* begin RECORD LIST *
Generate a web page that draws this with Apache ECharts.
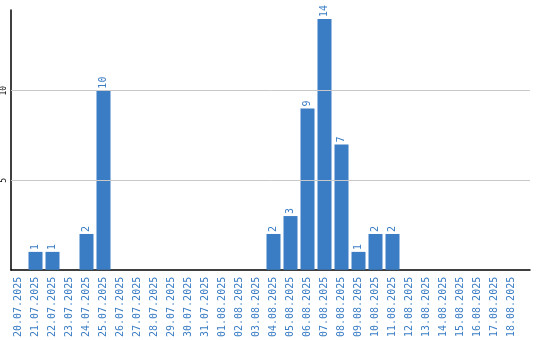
<!DOCTYPE html>
<html><head><meta charset="utf-8">
<script src="https://cdn.jsdelivr.net/npm/echarts@6/dist/echarts.min.js"></script>
<style>html,body{margin:0;padding:0;background:#fff}#c{width:540px;height:340px}</style>
</head><body><div id="c"></div>
<script>
var categories = ['20.07.2025','21.07.2025','22.07.2025','23.07.2025','24.07.2025','25.07.2025','26.07.2025','27.07.2025','28.07.2025','29.07.2025','30.07.2025','31.07.2025','01.08.2025','02.08.2025','03.08.2025','04.08.2025','05.08.2025','06.08.2025','07.08.2025','08.08.2025','09.08.2025','10.08.2025','11.08.2025','12.08.2025','13.08.2025','14.08.2025','15.08.2025','16.08.2025','17.08.2025','18.08.2025'];
var values = [0,1,1,0,2,10,0,0,0,0,0,0,0,0,0,2,3,9,14,7,1,2,2,0,0,0,0,0,0,0];
var yTicks = [5,10];
var yMax = 14.5;

var blue = '#3a7dc4';
var font = 'DejaVu Sans Mono';
var chart = echarts.init(document.getElementById('c'));
chart.setOption({
  animation: false,
  grid: [
    {left: 10, right: 20, top: 10, bottom: 70},
    {left: 10, right: 10, top: 10, bottom: 70}
  ],
  xAxis: [
    {type: 'category', gridIndex: 0, data: categories,
     axisLine: {show: false}, axisTick: {show: false},
     axisLabel: {interval: 0, rotate: 90, color: blue, fontFamily: font, fontSize: 10, margin: 7}},
    {type: 'value', gridIndex: 1, min: 0, max: 1, show: true,
     axisLine: {show: true, onZero: false, lineStyle: {color: '#000', width: 1.5}},
     axisTick: {show: false}, axisLabel: {show: false}, splitLine: {show: false}}
  ],
  yAxis: [
    {type: 'value', gridIndex: 0, min: 0, max: yMax, show: false, splitLine: {show: false}},
    {type: 'value', gridIndex: 1, min: 0, max: yMax, interval: 5,
     axisLine: {show: true, onZero: false, lineStyle: {color: '#000', width: 1.5}},
     axisTick: {show: false},
     splitLine: {show: false},
     axisLabel: {rotate: 90, color: '#000', fontFamily: font, fontSize: 8, margin: 3,
       formatter: function (v) { return yTicks.indexOf(v) >= 0 ? String(v) : ''; }}}
  ],
  series: [
    {type: 'bar', xAxisIndex: 0, yAxisIndex: 0, data: values, barWidth: 14,
     itemStyle: {color: blue},
     label: {show: true, position: 'top', rotate: 90, align: 'left', verticalAlign: 'middle',
       distance: 2, color: blue, fontFamily: font, fontSize: 10,
       formatter: function (p) { return p.value ? String(p.value) : ''; }}},
    {type: 'line', xAxisIndex: 1, yAxisIndex: 1, data: [], silent: true,
     markLine: {silent: true, symbol: 'none', label: {show: false},
       lineStyle: {color: '#c8c8c8', type: 'solid', width: 1},
       data: yTicks.map(function (t) { return {yAxis: t}; })}}
  ]
});
</script></body></html>
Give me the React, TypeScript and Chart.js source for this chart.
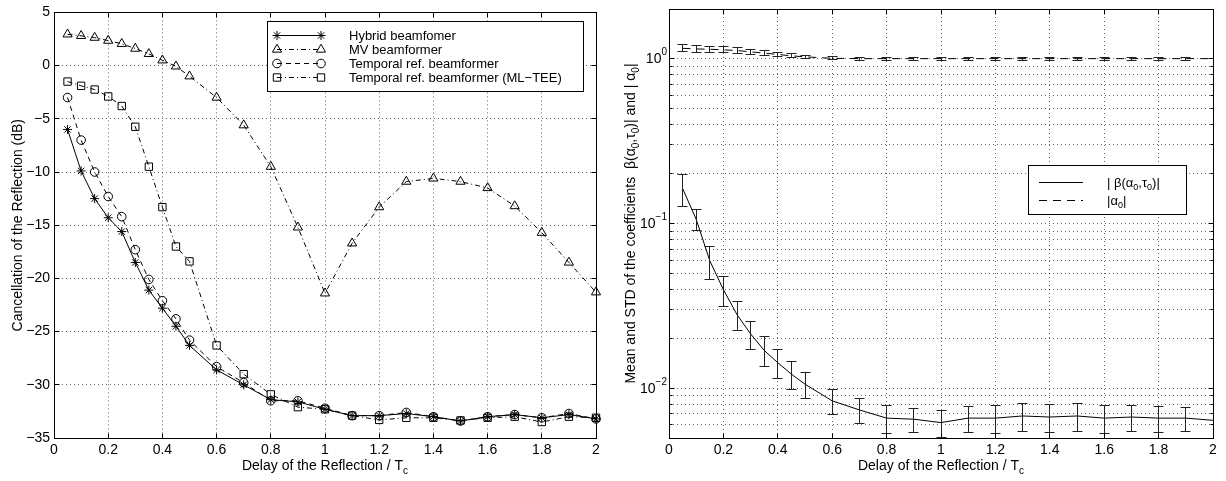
import React, { useEffect, useRef } from 'react';
import { Chart, registerables } from 'chart.js';
import { drawPoint } from 'chart.js/helpers';

Chart.register(...registerables);

const FONT = "'Liberation Sans', Arial, Helvetica, sans-serif";

// ---------- data ----------
const delays = [0.05, 0.1, 0.15, 0.2, 0.25, 0.3, 0.35, 0.4, 0.45, 0.5, 0.6, 0.7, 0.8, 0.9, 1.0, 1.1, 1.2, 1.3, 1.4, 1.5, 1.6, 1.7, 1.8, 1.9, 2.0];

const hybridDb = [-6.0, -9.9, -12.5, -14.3, -15.6, -18.5, -21.1, -22.8, -24.5, -26.3, -28.6, -30.0, -31.4, -31.6, -32.3, -32.9, -32.9, -32.7, -33.0, -33.4, -33.0, -32.8, -33.1, -32.8, -33.2];
const mvDb = [2.94, 2.8, 2.63, 2.35, 2.05, 1.6, 1.1, 0.5, -0.07, -1.0, -3.0, -5.6, -9.5, -15.2, -21.4, -16.7, -13.3, -10.9, -10.6, -10.9, -11.5, -13.2, -15.7, -18.5, -21.3];
const temporalDb = [-3.0, -7.0, -10.0, -12.3, -14.2, -17.3, -20.1, -22.1, -23.8, -25.8, -28.3, -29.8, -31.5, -31.5, -32.2, -32.9, -32.9, -32.6, -33.0, -33.4, -33.0, -32.8, -33.1, -32.7, -33.2];
const mlteeDb = [-1.5, -1.9, -2.25, -2.9, -3.8, -5.75, -9.5, -13.3, -17.0, -18.4, -26.3, -29.0, -30.9, -32.1, -32.3, -32.9, -33.3, -33.1, -33.1, -33.35, -33.1, -33.0, -33.5, -33.0, -33.1];

const betaMean = [0.163, 0.106, 0.0594, 0.0397, 0.028, 0.0214, 0.017, 0.0143, 0.0122, 0.0106, 0.0084, 0.0074, 0.0066, 0.0065, 0.0062, 0.0066, 0.0066, 0.0068, 0.0067, 0.0068, 0.0066, 0.0067, 0.0066, 0.0066, 0.0064];
const betaStd = [0.0365, 0.0154, 0.0136, 0.0083, 0.0057, 0.0042, 0.0035, 0.0029, 0.0024, 0.0019, 0.00145, 0.00125, 0.00126, 0.0011, 0.00115, 0.0012, 0.0013, 0.0013, 0.0013, 0.0013, 0.0013, 0.0012, 0.0012, 0.0011, null];
const alphaMean = [1.155, 1.145, 1.14, 1.13, 1.12, 1.1, 1.08, 1.06, 1.04, 1.025, 1.005, 1.0, 1.0, 1.0, 1.0, 1.0, 1.0, 1.0, 1.0, 1.0, 1.0, 1.0, 1.0, 1.0, 1.0];
const alphaStd = [0.055, 0.053, 0.05, 0.048, 0.045, 0.042, 0.038, 0.034, 0.03, 0.027, 0.022, 0.02, 0.019, 0.019, 0.019, 0.019, 0.019, 0.019, 0.019, 0.019, 0.019, 0.019, 0.019, 0.019, null];

// ---------- ticks ----------
const xTickValues = [0, 0.2, 0.4, 0.6, 0.8, 1, 1.2, 1.4, 1.6, 1.8, 2];
const xTickLabels = ['0', '0.2', '0.4', '0.6', '0.8', '1', '1.2', '1.4', '1.6', '1.8', '2'];
const leftYTickValues = [-35, -30, -25, -20, -15, -10, -5, 0, 5];
const leftYTickLabels = ['−35', '−30', '−25', '−20', '−15', '−10', '−5', '0', '5'];
const rightYTickValues = [0.005, 0.006, 0.007, 0.008, 0.009, 0.01, 0.02, 0.03, 0.04, 0.05, 0.06, 0.07, 0.08, 0.09, 0.1, 0.2, 0.3, 0.4, 0.5, 0.6, 0.7, 0.8, 0.9, 1, 2];
const rightYDecades = [0.01, 0.1, 1];
const rightYExponents = ['−2', '−1', '0'];

// ---------- helpers ----------
type Seg = { t: string; sub?: boolean };
function parseRich(s: string): Seg[] {
  const out: Seg[] = [];
  let buf = '';
  for (let i = 0; i < s.length; i++) {
    if (s[i] === '_' && i + 1 < s.length) {
      if (buf) { out.push({ t: buf }); buf = ''; }
      out.push({ t: s[i + 1], sub: true });
      i++;
    } else buf += s[i];
  }
  if (buf) out.push({ t: buf });
  return out;
}
function drawRich(ctx: CanvasRenderingContext2D, s: string, x: number, y: number, size: number, align: string) {
  const segs = parseRich(s);
  const sub = Math.round(size * 0.72);
  let w = 0;
  for (const g of segs) { ctx.font = `${g.sub ? sub : size}px ${FONT}`; w += ctx.measureText(g.t).width; }
  let cx = align === 'left' ? x : align === 'center' ? x - w / 2 : x - w;
  ctx.textAlign = 'left';
  ctx.textBaseline = 'alphabetic';
  for (const g of segs) {
    ctx.font = `${g.sub ? sub : size}px ${FONT}`;
    ctx.fillText(g.t, cx, g.sub ? y + size * 0.3 : y);
    cx += ctx.measureText(g.t).width;
  }
}
const al = (v: number) => Math.round(v - 0.5) + 0.5;

function framePlugin(cfg: any) {
  return {
    id: 'frame_' + cfg.name,
    afterDraw(chart: any) {
      const ctx: CanvasRenderingContext2D = chart.ctx;
      const a = chart.chartArea;
      const xs = chart.scales.x, ys = chart.scales.y;
      const L = al(a.left), R = al(a.right), T = al(a.top), B = al(a.bottom);
      ctx.save();
      ctx.setLineDash([]);
      ctx.strokeStyle = '#000';
      ctx.lineWidth = 1;
      const seg = (x1: number, y1: number, x2: number, y2: number) => { ctx.beginPath(); ctx.moveTo(x1, y1); ctx.lineTo(x2, y2); ctx.stroke(); };
      xs.ticks.forEach((t: any) => {
        const x = al(xs.getPixelForValue(t.value));
        seg(x, B, x, B - 5); seg(x, T, x, T + 5);
      });
      ys.ticks.forEach((t: any) => {
        const y = al(ys.getPixelForValue(t.value));
        const len = cfg.isMajorY(t.value) ? 5 : 3;
        seg(L, y, L + len, y); seg(R, y, R - len, y);
      });
      ctx.strokeRect(L, T, R - L, B - T);

      ctx.fillStyle = '#000';
      // log tick labels (10 with superscript exponent)
      if (cfg.logLabels) {
        rightYDecades.forEach((v, i) => {
          const y = ys.getPixelForValue(v);
          ctx.font = `10px ${FONT}`;
          const eW = ctx.measureText(rightYExponents[i]).width;
          ctx.font = `14px ${FONT}`;
          const bW = ctx.measureText('10').width;
          const right = a.left - 2;
          ctx.textAlign = 'left';
          ctx.textBaseline = 'middle';
          ctx.fillText('10', right - eW - bW, y + 1);
          ctx.font = `10px ${FONT}`;
          ctx.fillText(rightYExponents[i], right - eW, y - 6);
        });
      }
      // axis titles
      drawRich(ctx, cfg.xTitle, (a.left + a.right) / 2, cfg.xTitleY, 14, 'center');
      ctx.save();
      ctx.translate(cfg.yTitleX, (a.top + a.bottom) / 2);
      ctx.rotate(-Math.PI / 2);
      drawRich(ctx, cfg.yTitle, 0, 0, 14, 'center');
      ctx.restore();

      // legend
      const lg = cfg.legend;
      ctx.fillStyle = '#fff';
      ctx.fillRect(lg.box[0], lg.box[1], lg.box[2] - lg.box[0], lg.box[3] - lg.box[1]);
      ctx.strokeStyle = '#000';
      ctx.lineWidth = 1;
      ctx.strokeRect(al(lg.box[0]), al(lg.box[1]), Math.round(lg.box[2] - lg.box[0]), Math.round(lg.box[3] - lg.box[1]));
      chart.data.datasets.forEach((ds: any, i: number) => {
        const y = lg.rowY0 + i * lg.rowDy;
        ctx.save();
        ctx.strokeStyle = ds.borderColor;
        ctx.lineWidth = ds.borderWidth;
        ctx.setLineDash(ds.borderDash || []);
        seg(lg.lineX[0], al(y), lg.lineX[1], al(y));
        ctx.setLineDash([]);
        if (ds.pointRadius > 0) {
          ctx.fillStyle = 'rgba(0,0,0,0)';
          const o = { pointStyle: ds.pointStyle, radius: ds.pointRadius, borderWidth: 1, rotation: 0 };
          drawPoint(ctx, o as any, lg.lineX[0], y);
          drawPoint(ctx, o as any, lg.lineX[1], y);
        }
        ctx.restore();
        ctx.fillStyle = '#000';
        drawRich(ctx, ds.label, lg.textX, y + 4.5, 13, 'left');
      });
      ctx.restore();
    },
  };
}

const errorBarPlugin = {
  id: 'errorBars',
  afterDatasetsDraw(chart: any) {
    const ctx: CanvasRenderingContext2D = chart.ctx;
    const xs = chart.scales.x, ys = chart.scales.y;
    chart.data.datasets.forEach((ds: any) => {
      if (!ds.errors) return;
      ctx.save();
      ctx.setLineDash([]);
      ctx.strokeStyle = '#222';
      ctx.lineWidth = 1;
      ds.data.forEach((p: any, i: number) => {
        const e = ds.errors[i];
        if (e == null) return;
        const px = al(xs.getPixelForValue(p.x));
        const yt = al(ys.getPixelForValue(p.y + e));
        const yb = al(ys.getPixelForValue(p.y - e));
        ctx.beginPath();
        ctx.moveTo(px, yt); ctx.lineTo(px, yb);
        ctx.moveTo(px - 5, yt); ctx.lineTo(px + 5, yt);
        ctx.moveTo(px - 5, yb); ctx.lineTo(px + 5, yb);
        ctx.stroke();
      });
      ctx.restore();
    });
  },
};

const gridOpts = { color: 'rgba(0,0,0,0.6)', lineWidth: 1, drawTicks: false };
const borderOpts = { display: false, dash: [1, 3] };
const tickFont = { family: FONT, size: 14 };

function xScale() {
  return {
    type: 'linear', min: 0, max: 2,
    afterBuildTicks: (s: any) => { s.ticks = xTickValues.map((v) => ({ value: v })); },
    ticks: { color: '#000', font: tickFont, padding: 4, maxRotation: 0, autoSkip: false, callback: (_v: any, i: number) => xTickLabels[i] },
    grid: gridOpts, border: borderOpts,
    afterFit: (s: any) => { s.height = 43; },
  };
}

function leftConfig(): any {
  const pts = (arr: number[]) => delays.map((x, i) => ({ x, y: arr[i] }));
  const base = { borderColor: '#000', borderWidth: 1, pointBorderColor: '#000', pointBackgroundColor: 'rgba(0,0,0,0)', pointBorderWidth: 1, tension: 0, clip: false, fill: false };
  return {
    type: 'line',
    data: {
      datasets: [
        { ...base, label: 'Hybrid beamfomer', data: pts(hybridDb), pointStyle: 'star', pointRadius: 4.5, borderDash: [] },
        { ...base, label: 'MV beamformer', data: pts(mvDb), pointStyle: 'triangle', pointRadius: 5.3, borderDash: [5, 3, 1, 3] },
        { ...base, label: 'Temporal ref. beamformer', data: pts(temporalDb), pointStyle: 'circle', pointRadius: 4.3, borderDash: [5, 4] },
        { ...base, label: 'Temporal ref. beamformer (ML−TEE)', data: pts(mlteeDb), pointStyle: 'rect', pointRadius: 5.2, borderDash: [5, 3, 1, 3] },
      ],
    },
    options: {
      animation: false, responsive: false, events: [],
      layout: { padding: { top: 10, right: 9, left: 0, bottom: 0 } },
      plugins: { legend: { display: false }, tooltip: { enabled: false } },
      scales: {
        x: xScale(),
        y: {
          type: 'linear', min: -35, max: 5,
          afterBuildTicks: (s: any) => { s.ticks = leftYTickValues.map((v) => ({ value: v })); },
          ticks: { color: '#000', font: tickFont, padding: 4, autoSkip: false, callback: (_v: any, i: number) => leftYTickLabels[i] },
          grid: gridOpts, border: borderOpts,
          afterFit: (s: any) => { s.width = 54; },
        },
      },
    },
    plugins: [framePlugin({
      name: 'left',
      isMajorY: () => true,
      xTitle: 'Delay of the Reflection / T_c', xTitleY: 470,
      yTitle: 'Cancellation of the Reflection (dB)', yTitleX: 22,
      legend: { box: [267, 21, 583, 91], lineX: [277, 321], textX: 349, rowY0: 35.5, rowDy: 14 },
    })],
  };
}

function rightConfig(): any {
  const pts = (arr: number[]) => delays.map((x, i) => ({ x, y: arr[i] }));
  return {
    type: 'line',
    data: {
      datasets: [
        { label: '| β(α_0,τ_0)|', data: pts(betaMean), errors: betaStd, borderColor: '#000', borderWidth: 1, pointRadius: 0, borderDash: [], tension: 0, fill: false },
        { label: '|α_0|', data: pts(alphaMean), errors: alphaStd, borderColor: '#000', borderWidth: 1, pointRadius: 0, borderDash: [8, 6], tension: 0, fill: false },
      ],
    },
    options: {
      animation: false, responsive: false, events: [],
      layout: { padding: { top: 9, right: 13, left: 0, bottom: 0 } },
      plugins: { legend: { display: false }, tooltip: { enabled: false } },
      scales: {
        x: xScale(),
        y: {
          type: 'logarithmic', min: 0.005, max: 2,
          afterBuildTicks: (s: any) => { s.ticks = rightYTickValues.map((v) => ({ value: v })); },
          ticks: { display: false, autoSkip: false },
          grid: gridOpts, border: borderOpts,
          afterFit: (s: any) => { s.width = 64; },
        },
      },
    },
    plugins: [errorBarPlugin, framePlugin({
      name: 'right',
      isMajorY: (v: number) => rightYDecades.some((d) => Math.abs(d - v) < d * 1e-6),
      logLabels: true,
      xTitle: 'Delay of the Reflection / T_c', xTitleY: 470,
      yTitle: 'Mean and STD of the coefficients  β(α_0,τ_0)| and | α_0|', yTitleX: 30,
      legend: { box: [423, 165, 581, 214], lineX: [434, 478], textX: 502, rowY0: 182, rowDy: 18 },
    })],
  };
}

export default function App() {
  const leftRef = useRef<HTMLCanvasElement>(null);
  const rightRef = useRef<HTMLCanvasElement>(null);
  useEffect(() => {
    const c1 = new Chart(leftRef.current as HTMLCanvasElement, leftConfig());
    const c2 = new Chart(rightRef.current as HTMLCanvasElement, rightConfig());
    return () => { c1.destroy(); c2.destroy(); };
  }, []);
  return (
    <div style={{ position: 'absolute', left: 0, top: 0, width: 1226, height: 481, background: '#fff' }}>
      <canvas ref={leftRef} width={605} height={481} style={{ position: 'absolute', left: 0, top: 0 }} />
      <canvas ref={rightRef} width={621} height={481} style={{ position: 'absolute', left: 605, top: 0 }} />
    </div>
  );
}
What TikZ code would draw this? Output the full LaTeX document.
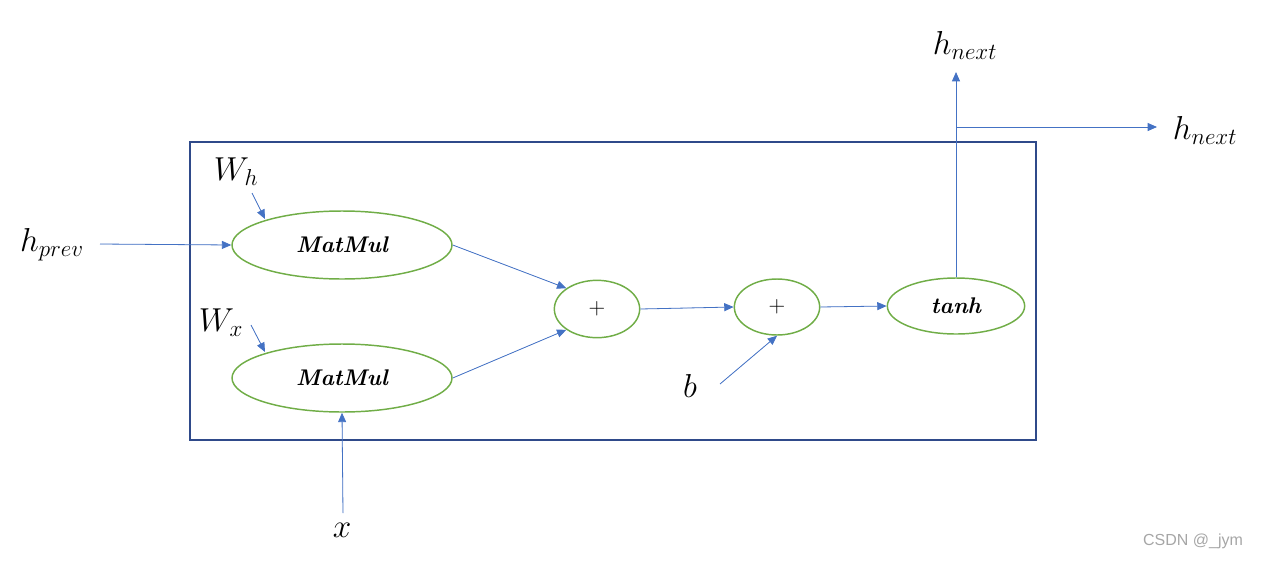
\documentclass[tikz,border=0pt]{standalone}
\usepackage{fontspec}
\newfontfamily\wmfont{Liberation Sans}
\usetikzlibrary{shapes.geometric,arrows.meta}
\definecolor{gr}{HTML}{70AD47}
\definecolor{bl}{HTML}{4472C4}
\definecolor{bx}{HTML}{2F4A8A}
\begin{document}
\begin{tikzpicture}[x=0.75pt,y=-0.75pt,
 op/.style={ellipse,draw=gr,line width=1.1pt,inner sep=0pt},
 ar/.style={draw=bl,line width=0.6pt,-{Triangle[length=7pt,width=6pt]},fill=bl},
 lb/.style={font=\fontsize{23}{26}\selectfont},
 mm/.style={font=\fontsize{17}{20}\selectfont\bfseries\itshape}]
\useasboundingbox (0,0) rectangle (1263,561);
\draw[bx,line width=1.2pt] (190,142) rectangle (1036,440);
\node[op,minimum width=165pt,minimum height=51pt,mm] (m1) at (342,245) {MatMul};
\node[op,minimum width=165pt,minimum height=51pt,mm] (m2) at (342,378) {MatMul};
\node[op,minimum width=64pt,minimum height=43pt,font=\fontsize{17}{19}\selectfont] (p1) at (597,309) {$+$};
\node[op,minimum width=64pt,minimum height=42pt,font=\fontsize{17}{19}\selectfont] (p2) at (777,307) {$+$};
\node[op,minimum width=103pt,minimum height=42pt,mm] (t) at (956,306) {tanh};
\node[lb] (hp) at (52,245) {$h_{prev}$};
\node[lb] (wh) at (236,172) {$W_h$};
\node[lb] (wx) at (221,323) {$W_x$};
\node[lb] (x) at (342,530) {$x$};
\node[lb] (b) at (690,386) {$b$};
\node[lb] (hn1) at (965,45) {$h_{next}$};
\node[lb] (hn2) at (1205,130) {$h_{next}$};
\node[text=gray!70,font=\wmfont\fontsize{12}{14}\selectfont] (wm) at (1193,541) {CSDN @\_jym};
\coordinate (a1) at (100,244);
\coordinate (a2) at (252,193);
\coordinate (a3) at (251,325);
\coordinate (a4) at (343,513);
\coordinate (a5) at (720,384);
\coordinate (top) at (956,72);
\coordinate (br) at (956,127);
\coordinate (rt) at (1157,127);
\coordinate (e2) at (265,219);
\coordinate (e3) at (265,352);
\draw[ar] (a1) -- (m1.west);
\draw[ar] (a2) -- (e2);
\draw[ar] (a3) -- (e3);
\draw[ar] (a4) -- (m2.south);
\draw[ar] (a5) -- (p2.south);
\draw[ar] (m1.east) -- (p1.north west);
\draw[ar] (m2.east) -- (p1.south west);
\draw[ar] (p1.east) -- (p2.west);
\draw[ar] (p2.east) -- (t.west);
\draw[ar] (t.north) -- (top);
\draw[ar] (br) -- (rt);
\end{tikzpicture}
\end{document}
* end RECORD LIST *
> **PROBLEM**: Transcribe the opening line of the listing above, please, and every line after it through the line with "var yMax = 14.5;", word for word, without pictures.

> **RESULT BELOW**:
Generate a web page that draws this with Apache ECharts.
<!DOCTYPE html>
<html><head><meta charset="utf-8">
<script src="https://cdn.jsdelivr.net/npm/echarts@6/dist/echarts.min.js"></script>
<style>html,body{margin:0;padding:0;background:#fff}#c{width:540px;height:340px}</style>
</head><body><div id="c"></div>
<script>
var categories = ['20.07.2025','21.07.2025','22.07.2025','23.07.2025','24.07.2025','25.07.2025','26.07.2025','27.07.2025','28.07.2025','29.07.2025','30.07.2025','31.07.2025','01.08.2025','02.08.2025','03.08.2025','04.08.2025','05.08.2025','06.08.2025','07.08.2025','08.08.2025','09.08.2025','10.08.2025','11.08.2025','12.08.2025','13.08.2025','14.08.2025','15.08.2025','16.08.2025','17.08.2025','18.08.2025'];
var values = [0,1,1,0,2,10,0,0,0,0,0,0,0,0,0,2,3,9,14,7,1,2,2,0,0,0,0,0,0,0];
var yTicks = [5,10];
var yMax = 14.5;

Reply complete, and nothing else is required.